我正在使用Scala。我需要读取一个大的gzip文件并将其转换为字符串。我需要删除第一行。 这是我阅读文件的方式:
val fis = new FileInputStream(filename)
val gz = new GZIPInputStream(fis)
然后我尝试了这个Source.fromInputStream(gz).getLines.drop(1).mkString("")
。但它会导致内存不足错误。
因此,我想到逐行阅读并将其放入字节数组中。然后我可以在最后将它转换为单个字符串。
但我不知道该怎么做。有什么建议吗?或者也欢迎任何更好的方法。
答案 0 :(得分:2)
如果您的gzip压缩文件很大,可以使用BufferedReader。这是一个例子。它会将所有字符从gzipped文件复制到未压缩文件,但会跳过第一行。
import java.util.zip.GZIPInputStream
import java.io._
import java.nio.charset.StandardCharsets
import scala.annotation.tailrec
import scala.util.Try
val bufferSize = 4096
val pathToGzFile = "/tmp/text.txt.gz"
val pathToOutputFile = "/tmp/text_without_first_line.txt"
val charset = StandardCharsets.UTF_8
val inStream = new FileInputStream(pathToGzFile)
val outStream = new FileOutputStream(pathToOutputFile)
try {
val inGzipStream = new GZIPInputStream(inStream)
val inReader = new InputStreamReader(inGzipStream, charset)
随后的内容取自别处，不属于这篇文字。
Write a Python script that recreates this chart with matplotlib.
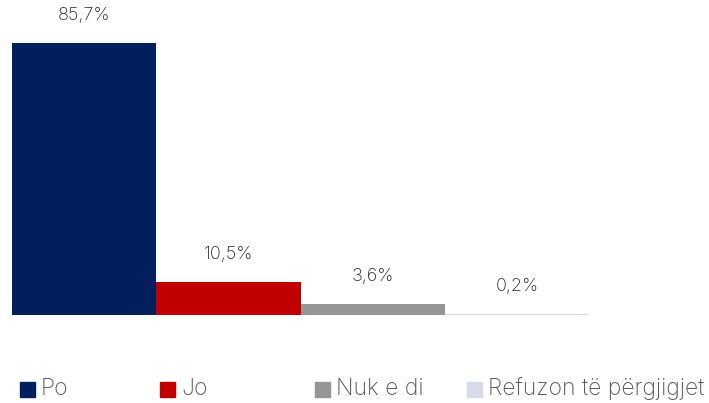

val outWriter = new OutputStreamWriter(outStream, charset)
val bufferedReader = new BufferedReader(inReader)
val closeables = Array[Closeable](inGzipStream, inReader,
outWriter, bufferedReader)
// Read first line, so copy method will not get this - it will be skipped
val firstLine = bufferedReader.readLine()
println(s"First line: $firstLine")
@tailrec
def copy(in: Reader, out: Writer, buffer: Array[Char]): Unit = {
// Copy while it's not end of file
val readChars = in.read(buffer, 0, buffer.length)
if (readChars > 0) {
out.write(buffer, 0, readChars)
copy(in, out, buffer)
}
}
// Copy chars from bufferReader to outWriter using buffer
copy(bufferedReader, outWriter, Array.ofDim[Char](bufferSize))
// Close all closeabes
closeables.foreach(c => Try(c.close()))
}
finally {
Try(inStream.close())
Try(outStream.close())
}